- Other names: Early-onset multiple carboxylase deficiency
- Biotin
- Specialty: Medical genetics, endocrinology

= Holocarboxylase synthetase deficiency =

Metabolic disorder; inability to use biotin

Holocarboxylase synthetase deficiency is an inherited metabolic disorder in which the body cannot use biotin – a B vitamin – effectively. This disorder is classified as a multiple carboxylase deficiency, characterized by impaired activity of certain enzymes that depend on biotin. Symptoms are very similar to biotinidase deficiency, and treatment – large doses of biotin – is also the same.
==Genetics==

Holocarboxylase synthetase deficiency has an autosomal recessive pattern of inheritance.

Mutations in the HLCS gene cause holocarboxylase synthetase deficiency. The HLCS gene makes holocarboxylase synthetase, an enzyme that attaches biotin to other molecules. Biotin, a B vitamin, is found in foods such as liver, egg yolks, and milk. It is essential for the normal production and breakdown of proteins, fats, and carbohydrates in the body. Mutations in the HLCS gene reduce the activity of holocarboxylase synthetase, preventing cells from using biotin effectively and disrupting many cellular functions.

This condition is inherited in an autosomal recessive pattern, which means two copies of the gene in each cell are altered.

==Diagnosis==
The signs and symptoms of holocarboxylase synthetase deficiency typically appear within the first few months of life, but the age of onset varies.

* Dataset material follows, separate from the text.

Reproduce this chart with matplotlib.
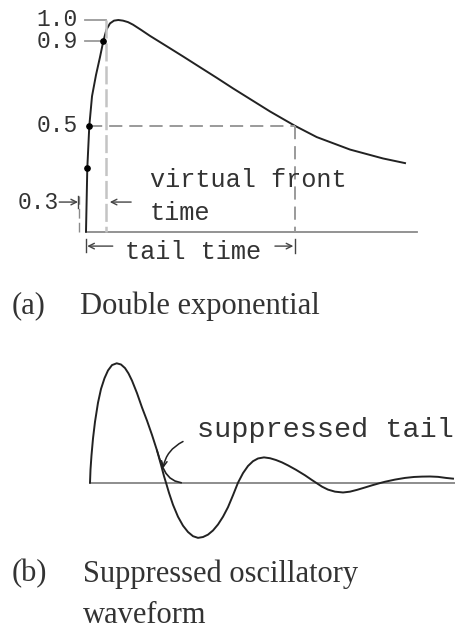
import numpy as np
import matplotlib
matplotlib.use("Agg")
from matplotlib import pyplot as plt

plt.rcParams['lines.scale_dashes'] = False

# (a) double exponential impulse, time in us (tail time = 50), per-unit voltage
imp_t = [0, 0.31, 0.79, 1.44, 2.39, 3.35, 4.14, 4.90, 5.74, 6.70, 7.73, 8.85,
         10.05, 11.24, 13.2, 15.31, 19.31, 23.21, 27.27, 31.27, 35.17, 39.23,
         44.02, 50.0, 55.19, 63.16, 71.05, 76.32]
imp_v = [0, 0.30, 0.50, 0.64, 0.74, 0.825, 0.90, 0.955, 0.984, 0.997, 1.0, 0.997,
         0.99, 0.978, 0.953, 0.925, 0.876, 0.828, 0.777, 0.727, 0.677, 0.627,
         0.568, 0.50, 0.447, 0.388, 0.346, 0.324]
level_marks = [0.3, 0.5, 0.9]
level_labels = ['1.0', '0.9', '0.5']
level_vals = [1.0, 0.9, 0.5]
tail_time = 50.0

# (b) oscillatory waveform and its suppressed tail
osc_t = [0, 0.05, 0.15, 0.3, 0.5, 0.8, 1.1, 1.45, 1.8, 2.2, 2.67, 3.1, 3.5,
         3.85, 4.2, 4.7, 5.2, 5.7, 6.2, 6.7, 7.1, 7.4, 7.6, 7.9, 8.3, 8.8, 9.3,
         9.8, 10.3, 10.8, 11.3, 11.8, 12.3, 12.8, 13.3, 13.8, 14.3, 14.8, 15.3,
         15.8, 16.3, 16.8, 17.4, 18.0, 18.6, 19.2, 19.8, 20.6, 21.5, 22.2, 22.6,
         23.2, 23.8, 24.5, 25.3, 26.0, 26.7, 27.5, 28.2, 29.0, 29.5, 30.5, 31.5,
         32.4, 33.2, 34.0, 34.8, 35.6, 36.3]
osc_v = [0, 0.11, 0.23, 0.37, 0.51, 0.67, 0.785, 0.875, 0.94, 0.985, 1.0, 0.99,
         0.96, 0.915, 0.855, 0.75, 0.63, 0.52, 0.40, 0.27, 0.15, 0.055, 0.0,
         -0.085, -0.185, -0.285, -0.36, -0.413, -0.448, -0.462, -0.455, -0.435,
         -0.40, -0.35, -0.285, -0.205, -0.105, 0.0, 0.08, 0.14, 0.18, 0.203,
         0.212, 0.205, 0.19, 0.17, 0.145, 0.108, 0.062, 0.022, 0.0, -0.033,
         -0.058, -0.075, -0.082, -0.075, -0.06, -0.04, -0.022, -0.003, 0.008,
         0.026, 0.040, 0.048, 0.051, 0.052, 0.049, 0.040, 0.034]
sup_t = [6.7, 7.0, 7.3, 7.6, 8.0, 8.5, 9.1]
sup_v = [0.27, 0.19, 0.125, 0.078, 0.04, 0.014, 0.0]

ink = '#222222'
dash_grey = '#9a9a9a'
mono = 'Liberation Mono'
serif = 'Liberation Serif'

fig = plt.figure(figsize=(4.56, 6.33), dpi=100)

# ---- (a) ----
ax = fig.add_axes([0, 1 - 270 / 633, 1, 270 / 633])
ax.set_xlim(-86 / 4.18, 370 / 4.18)
ax.set_ylim((231.7 - 270) / 211.7, 231.7 / 211.7)
ax.axis('off')

ax.plot([0, 79.1], [0, 0], color='#8a8a8a', lw=1.3)
ax.plot(imp_t, imp_v, color=ink, lw=1.4, solid_joinstyle='round')

t30 = np.interp(0.3, imp_v[:8], imp_t[:8])
t90 = np.interp(0.9, imp_v[:8], imp_t[:8])
t50 = np.interp(0.5, imp_v[:8], imp_t[:8])
origin = t30 - 0.5 * (t90 - t30)
front_end = origin + 1.67 * (t90 - t30)

# level markers
ax.plot([-0.3, front_end], [1.0, 1.0], color=dash_grey, lw=1.3)
ax.plot([-0.3, t90], [0.9, 0.9], color=dash_grey, lw=1.3)
ax.plot([t50, tail_time], [0.5, 0.5], color=dash_grey, lw=1.4, ls=(0, (9.5, 5)))
ax.plot([front_end, front_end], [1.0, 0], color='#c4c4c4', lw=1.8, ls=(0, (13, 3.5)))
ax.plot([tail_time, tail_time], [0.5, 0], color=dash_grey, lw=1.4, ls=(0, (9.5, 5)))
ax.plot([origin, origin], [0.0, 0.17], color='#8a8a8a', lw=1.0, ls=(0, (7, 3)))
ax.plot([np.interp(v, imp_v[:8], imp_t[:8]) for v in level_marks], level_marks,
        'o', color='black', ms=3.8)

for lab, val in zip(level_labels, level_vals):
    ax.text(-1.9, val, lab, ha='right', va='center', family=mono, fontsize=16.5,
            color='#333333')
ax.text(-6.6, 0.14, '0.3', ha='right', va='center', family=mono, fontsize=16.5,
        color='#333333')

arrow = dict(arrowstyle='->', color='#444444', lw=1.0, shrinkA=0, shrinkB=0)
ax.annotate('', xy=(origin - 0.3, 0.14), xytext=(-6.4, 0.14), arrowprops=arrow)
ax.plot([origin - 0.3] * 2, [0.11, 0.17], color='#444444', lw=1.0)
ax.annotate('', xy=(front_end + 0.9, 0.14), xytext=(10.8, 0.14), arrowprops=arrow)

ax.text(15.3, 0.2126, 'virtual front', ha='left', va='baseline', family=mono,
        fontsize=18.2, color='#333333')
ax.text(15.3, 0.055, 'time', ha='left', va='baseline', family=mono,
        fontsize=18.2, color='#333333')

# tail time dimension
ax.annotate('', xy=(0.3, -0.068), xytext=(6.4, -0.068), arrowprops=arrow)
ax.plot([0, 0], [-0.035, -0.095], color='#444444', lw=1.0)
ax.annotate('', xy=(tail_time - 0.4, -0.068), xytext=(45.2, -0.068), arrowprops=arrow)
ax.plot([tail_time] * 2, [-0.035, -0.1], color='#444444', lw=1.0)
ax.text(9.3, -0.13, 'tail time', ha='left', va='baseline', family=mono,
        fontsize=18.2, color='#333333')

# ---- (b) ----
bx = fig.add_axes([0, 0, 1, 353 / 633])
bx.set_xlim(-9.0, 36.6)
bx.set_ylim((482.7 - 633) / 119.4, (482.7 - 280) / 119.4)
bx.axis('off')

bx.plot([0, 36.5], [0, 0], color='#7a7a7a', lw=1.2)
bx.plot(osc_t, osc_v, color=ink, lw=1.4, solid_joinstyle='round')
bx.plot(sup_t, sup_v, color=ink, lw=1.2, solid_joinstyle='round')

bx.text(10.7, 0.385, 'suppressed tail', ha='left', va='baseline', family=mono,
        fontsize=20.5, color='#333333')
bx.annotate('', xy=(7.3, 0.12), xytext=(9.3, 0.345),
            arrowprops=dict(arrowstyle='->', color=ink, lw=1.1,
                            shrinkA=0, shrinkB=0,
                            connectionstyle='arc3,rad=0.25'))

# captions
cap = dict(family=serif, fontsize=22, color='#333333', va='baseline', ha='left')
fig.text(12 / 456, 1 - 313.5 / 633, '(a)', **cap)
fig.text(80 / 456, 1 - 313.5 / 633, 'Double exponential', **cap)
fig.text(12 / 456, 1 - 581.7 / 633, '(b)', **cap)
fig.text(83 / 456, 1 - 581.7 / 633, 'Suppressed oscillatory', **cap)
fig.text(83 / 456, 1 - 623.3 / 633, 'waveform', **cap)

fig.savefig('out.png', dpi=100, facecolor='white')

Affected infants often have immunodeficiency diseases, difficulty feeding, breathing problems, a skin rash, hair loss (alopecia), and a lack of energy (lethargy). Immediate treatment and lifelong management (using biotin supplements) may prevent many of these complications. If left untreated, the disorder can lead to delayed development, seizures, and coma. These medical problems may be life-threatening in some cases.